▸ **DATA**

* * * * * * * * *

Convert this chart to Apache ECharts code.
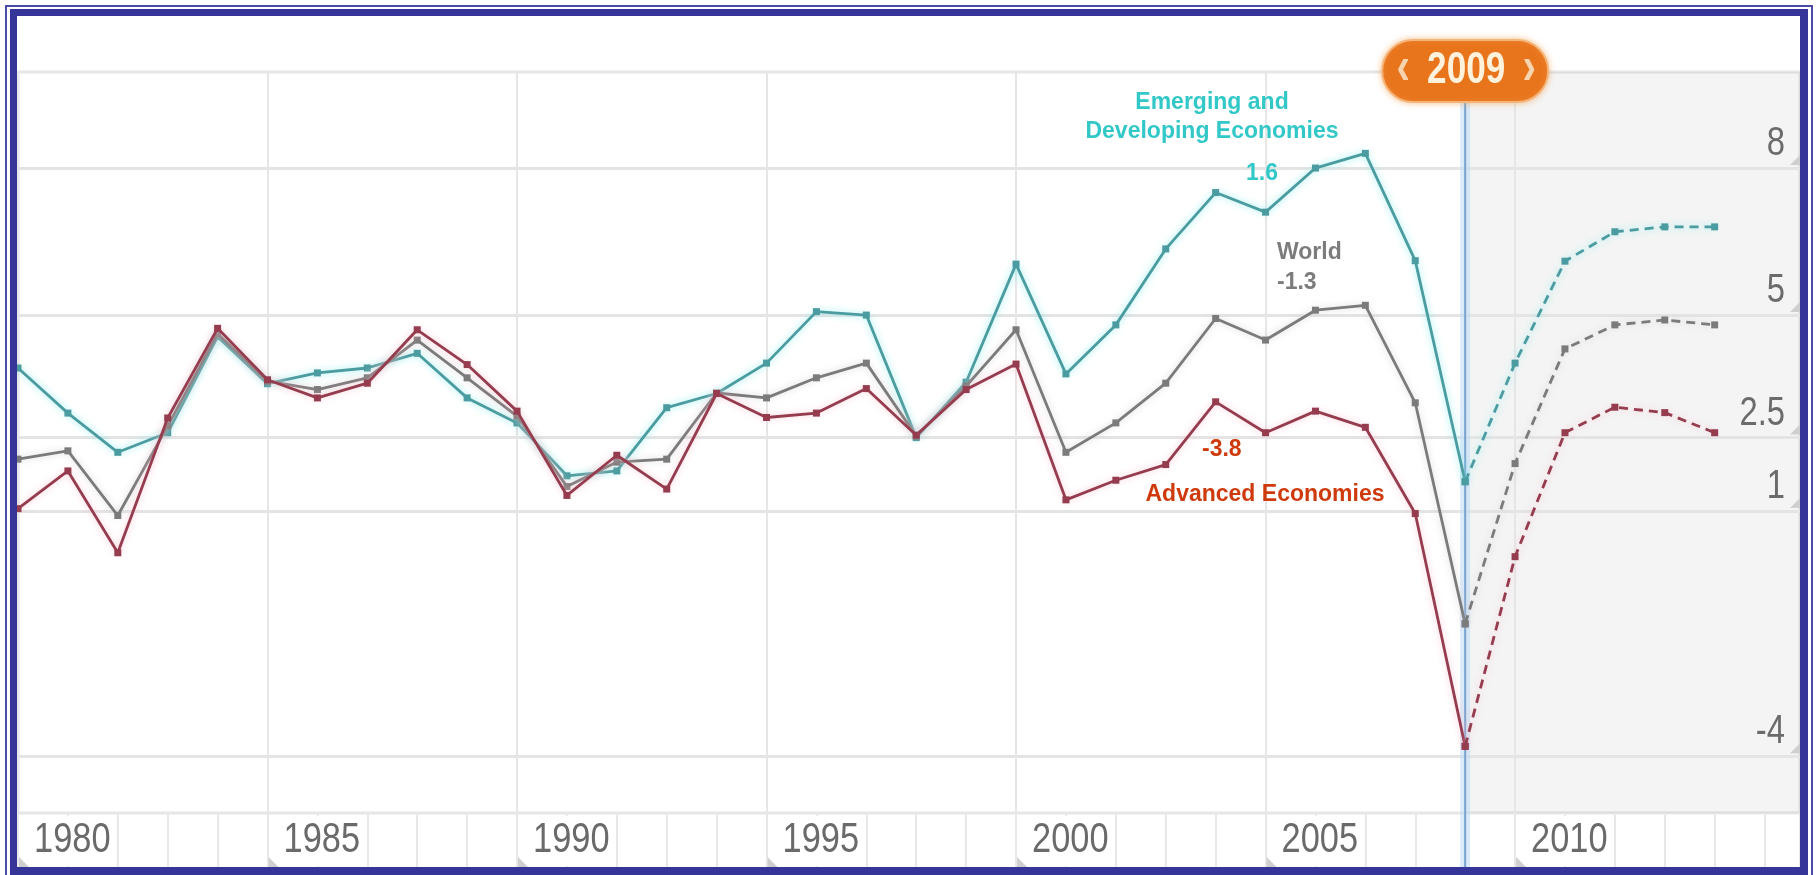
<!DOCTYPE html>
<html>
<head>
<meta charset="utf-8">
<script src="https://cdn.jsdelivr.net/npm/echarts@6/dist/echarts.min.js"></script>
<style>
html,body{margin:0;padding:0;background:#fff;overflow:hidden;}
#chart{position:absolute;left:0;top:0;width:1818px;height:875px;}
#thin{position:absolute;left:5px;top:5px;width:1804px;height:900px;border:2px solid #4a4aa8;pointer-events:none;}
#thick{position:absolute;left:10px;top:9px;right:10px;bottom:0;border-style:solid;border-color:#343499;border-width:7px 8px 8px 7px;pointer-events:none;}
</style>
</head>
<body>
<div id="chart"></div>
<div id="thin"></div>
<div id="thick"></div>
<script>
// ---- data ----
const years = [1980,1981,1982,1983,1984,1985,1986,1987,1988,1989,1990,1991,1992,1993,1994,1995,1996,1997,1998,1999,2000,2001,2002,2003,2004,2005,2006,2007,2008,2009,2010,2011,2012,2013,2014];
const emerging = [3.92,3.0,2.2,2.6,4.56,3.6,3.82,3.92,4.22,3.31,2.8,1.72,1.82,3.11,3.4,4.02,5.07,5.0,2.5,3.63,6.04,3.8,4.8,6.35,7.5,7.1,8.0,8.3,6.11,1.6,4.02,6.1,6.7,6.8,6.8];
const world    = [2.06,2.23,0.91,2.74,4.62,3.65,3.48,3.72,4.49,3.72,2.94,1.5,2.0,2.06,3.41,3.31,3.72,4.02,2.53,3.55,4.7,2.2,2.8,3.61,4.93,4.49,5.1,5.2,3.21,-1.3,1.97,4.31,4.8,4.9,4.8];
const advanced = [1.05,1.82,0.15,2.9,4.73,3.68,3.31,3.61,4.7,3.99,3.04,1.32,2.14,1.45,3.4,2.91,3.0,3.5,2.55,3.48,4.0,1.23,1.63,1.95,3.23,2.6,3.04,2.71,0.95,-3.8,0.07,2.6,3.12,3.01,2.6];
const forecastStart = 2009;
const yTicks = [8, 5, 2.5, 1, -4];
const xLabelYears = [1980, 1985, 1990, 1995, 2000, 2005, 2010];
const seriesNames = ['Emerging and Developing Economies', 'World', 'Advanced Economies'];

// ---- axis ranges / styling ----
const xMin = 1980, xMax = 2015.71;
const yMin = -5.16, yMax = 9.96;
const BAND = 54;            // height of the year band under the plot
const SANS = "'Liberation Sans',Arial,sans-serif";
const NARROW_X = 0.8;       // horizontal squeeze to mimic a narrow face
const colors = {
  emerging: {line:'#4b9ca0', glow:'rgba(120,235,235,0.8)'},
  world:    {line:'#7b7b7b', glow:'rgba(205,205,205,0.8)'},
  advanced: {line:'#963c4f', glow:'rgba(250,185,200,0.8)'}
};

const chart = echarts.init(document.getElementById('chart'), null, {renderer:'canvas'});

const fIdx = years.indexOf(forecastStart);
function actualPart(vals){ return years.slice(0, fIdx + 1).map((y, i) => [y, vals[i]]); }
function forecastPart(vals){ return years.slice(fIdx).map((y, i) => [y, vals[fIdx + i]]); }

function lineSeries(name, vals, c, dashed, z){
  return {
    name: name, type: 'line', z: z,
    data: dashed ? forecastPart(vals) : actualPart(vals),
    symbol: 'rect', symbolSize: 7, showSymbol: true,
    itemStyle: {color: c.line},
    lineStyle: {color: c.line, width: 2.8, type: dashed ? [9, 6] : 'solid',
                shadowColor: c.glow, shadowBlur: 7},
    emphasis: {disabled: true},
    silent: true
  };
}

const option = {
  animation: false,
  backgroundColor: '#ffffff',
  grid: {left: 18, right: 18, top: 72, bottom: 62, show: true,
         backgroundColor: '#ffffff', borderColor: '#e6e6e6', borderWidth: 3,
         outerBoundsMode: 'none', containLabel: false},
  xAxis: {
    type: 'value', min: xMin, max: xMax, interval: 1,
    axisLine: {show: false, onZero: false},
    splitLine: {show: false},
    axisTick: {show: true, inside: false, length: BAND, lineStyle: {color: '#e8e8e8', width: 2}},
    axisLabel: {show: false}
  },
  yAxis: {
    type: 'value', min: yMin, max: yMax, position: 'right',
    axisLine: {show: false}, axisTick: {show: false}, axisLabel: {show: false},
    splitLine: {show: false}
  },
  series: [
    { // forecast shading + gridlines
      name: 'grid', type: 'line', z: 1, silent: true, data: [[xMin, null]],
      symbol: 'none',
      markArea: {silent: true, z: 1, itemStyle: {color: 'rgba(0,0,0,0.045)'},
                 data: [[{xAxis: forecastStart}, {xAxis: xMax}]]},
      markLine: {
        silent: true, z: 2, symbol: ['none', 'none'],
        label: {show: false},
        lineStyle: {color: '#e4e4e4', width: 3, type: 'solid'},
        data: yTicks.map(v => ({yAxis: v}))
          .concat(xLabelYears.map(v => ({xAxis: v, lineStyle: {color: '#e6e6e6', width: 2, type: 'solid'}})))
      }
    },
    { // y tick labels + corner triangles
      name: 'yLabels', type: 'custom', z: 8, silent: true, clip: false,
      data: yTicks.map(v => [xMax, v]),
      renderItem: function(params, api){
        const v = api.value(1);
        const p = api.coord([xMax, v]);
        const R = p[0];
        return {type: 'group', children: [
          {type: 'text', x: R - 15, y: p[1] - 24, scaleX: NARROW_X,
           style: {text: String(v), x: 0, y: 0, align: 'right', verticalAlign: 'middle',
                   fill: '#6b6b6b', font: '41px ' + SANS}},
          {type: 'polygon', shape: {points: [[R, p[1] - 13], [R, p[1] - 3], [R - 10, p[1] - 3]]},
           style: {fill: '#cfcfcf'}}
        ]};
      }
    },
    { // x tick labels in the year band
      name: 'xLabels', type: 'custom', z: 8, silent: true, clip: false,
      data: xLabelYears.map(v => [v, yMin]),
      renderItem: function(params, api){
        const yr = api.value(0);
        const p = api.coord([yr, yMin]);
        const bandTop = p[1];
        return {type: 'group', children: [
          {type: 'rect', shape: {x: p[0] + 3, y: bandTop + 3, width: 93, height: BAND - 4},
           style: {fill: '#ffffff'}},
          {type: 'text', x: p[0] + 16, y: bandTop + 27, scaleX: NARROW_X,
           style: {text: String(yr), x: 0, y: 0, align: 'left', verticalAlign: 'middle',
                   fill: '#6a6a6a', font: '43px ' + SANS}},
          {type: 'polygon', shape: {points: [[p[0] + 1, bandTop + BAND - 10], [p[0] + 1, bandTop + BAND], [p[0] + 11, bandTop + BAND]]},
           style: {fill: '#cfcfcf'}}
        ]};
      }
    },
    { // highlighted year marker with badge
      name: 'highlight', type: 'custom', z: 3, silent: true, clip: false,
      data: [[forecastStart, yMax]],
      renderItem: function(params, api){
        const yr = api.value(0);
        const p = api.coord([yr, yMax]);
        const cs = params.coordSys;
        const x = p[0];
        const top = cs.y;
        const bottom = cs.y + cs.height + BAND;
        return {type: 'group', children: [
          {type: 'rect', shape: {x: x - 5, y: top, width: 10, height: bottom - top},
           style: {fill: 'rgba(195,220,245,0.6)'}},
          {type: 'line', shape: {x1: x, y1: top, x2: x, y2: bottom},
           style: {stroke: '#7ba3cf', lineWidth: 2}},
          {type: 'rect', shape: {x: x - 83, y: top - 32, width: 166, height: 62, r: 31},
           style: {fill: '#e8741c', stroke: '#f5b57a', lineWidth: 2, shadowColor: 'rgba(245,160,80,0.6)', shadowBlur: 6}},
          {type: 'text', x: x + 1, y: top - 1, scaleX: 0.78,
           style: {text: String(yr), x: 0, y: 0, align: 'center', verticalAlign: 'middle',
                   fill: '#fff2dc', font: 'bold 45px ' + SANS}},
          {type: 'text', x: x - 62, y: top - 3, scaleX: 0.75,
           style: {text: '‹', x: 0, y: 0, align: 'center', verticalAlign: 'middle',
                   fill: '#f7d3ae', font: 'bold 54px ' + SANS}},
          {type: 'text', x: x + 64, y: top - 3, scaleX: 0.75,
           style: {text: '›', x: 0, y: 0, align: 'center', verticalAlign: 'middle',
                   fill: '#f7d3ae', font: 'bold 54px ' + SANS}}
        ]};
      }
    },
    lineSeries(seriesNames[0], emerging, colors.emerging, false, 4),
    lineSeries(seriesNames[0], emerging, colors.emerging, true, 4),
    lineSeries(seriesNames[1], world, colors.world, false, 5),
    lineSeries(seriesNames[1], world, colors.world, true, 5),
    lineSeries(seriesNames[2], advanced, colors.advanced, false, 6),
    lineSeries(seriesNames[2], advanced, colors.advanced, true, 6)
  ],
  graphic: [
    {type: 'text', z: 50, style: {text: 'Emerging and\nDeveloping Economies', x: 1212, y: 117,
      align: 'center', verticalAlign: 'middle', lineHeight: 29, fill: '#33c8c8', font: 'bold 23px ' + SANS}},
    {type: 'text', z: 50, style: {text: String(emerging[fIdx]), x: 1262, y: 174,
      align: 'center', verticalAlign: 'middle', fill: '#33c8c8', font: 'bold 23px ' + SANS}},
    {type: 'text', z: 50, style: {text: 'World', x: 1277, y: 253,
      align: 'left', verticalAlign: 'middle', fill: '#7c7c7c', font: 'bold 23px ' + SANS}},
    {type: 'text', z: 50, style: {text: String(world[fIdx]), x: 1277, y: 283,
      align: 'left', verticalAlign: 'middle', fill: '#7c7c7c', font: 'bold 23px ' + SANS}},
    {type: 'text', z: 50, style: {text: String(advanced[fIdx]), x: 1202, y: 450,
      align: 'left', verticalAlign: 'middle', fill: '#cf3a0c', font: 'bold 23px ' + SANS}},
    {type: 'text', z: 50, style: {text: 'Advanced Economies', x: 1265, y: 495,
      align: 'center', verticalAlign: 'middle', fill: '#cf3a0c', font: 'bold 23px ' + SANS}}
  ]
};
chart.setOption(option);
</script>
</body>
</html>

* * * * * * * * *

▸ **WHAT IS ASKED**
Each line from the top of the material through the line containing "const seriesNames = ['Emerging" should be reproduced exactly; please drop any images.

▸ **SOLUTION TO THIS EXERCISE**
Convert this chart to Apache ECharts code.
<!DOCTYPE html>
<html>
<head>
<meta charset="utf-8">
<script src="https://cdn.jsdelivr.net/npm/echarts@6/dist/echarts.min.js"></script>
<style>
html,body{margin:0;padding:0;background:#fff;overflow:hidden;}
#chart{position:absolute;left:0;top:0;width:1818px;height:875px;}
#thin{position:absolute;left:5px;top:5px;width:1804px;height:900px;border:2px solid #4a4aa8;pointer-events:none;}
#thick{position:absolute;left:10px;top:9px;right:10px;bottom:0;border-style:solid;border-color:#343499;border-width:7px 8px 8px 7px;pointer-events:none;}
</style>
</head>
<body>
<div id="chart"></div>
<div id="thin"></div>
<div id="thick"></div>
<script>
// ---- data ----
const years = [1980,1981,1982,1983,1984,1985,1986,1987,1988,1989,1990,1991,1992,1993,1994,1995,1996,1997,1998,1999,2000,2001,2002,2003,2004,2005,2006,2007,2008,2009,2010,2011,2012,2013,2014];
const emerging = [3.92,3.0,2.2,2.6,4.56,3.6,3.82,3.92,4.22,3.31,2.8,1.72,1.82,3.11,3.4,4.02,5.07,5.0,2.5,3.63,6.04,3.8,4.8,6.35,7.5,7.1,8.0,8.3,6.11,1.6,4.02,6.1,6.7,6.8,6.8];
const world    = [2.06,2.23,0.91,2.74,4.62,3.65,3.48,3.72,4.49,3.72,2.94,1.5,2.0,2.06,3.41,3.31,3.72,4.02,2.53,3.55,4.7,2.2,2.8,3.61,4.93,4.49,5.1,5.2,3.21,-1.3,1.97,4.31,4.8,4.9,4.8];
const advanced = [1.05,1.82,0.15,2.9,4.73,3.68,3.31,3.61,4.7,3.99,3.04,1.32,2.14,1.45,3.4,2.91,3.0,3.5,2.55,3.48,4.0,1.23,1.63,1.95,3.23,2.6,3.04,2.71,0.95,-3.8,0.07,2.6,3.12,3.01,2.6];
const forecastStart = 2009;
const yTicks = [8, 5, 2.5, 1, -4];
const xLabelYears = [1980, 1985, 1990, 1995, 2000, 2005, 2010];
const seriesNames = ['Emerging and Developing Economies', 'World', 'Advanced Economies'];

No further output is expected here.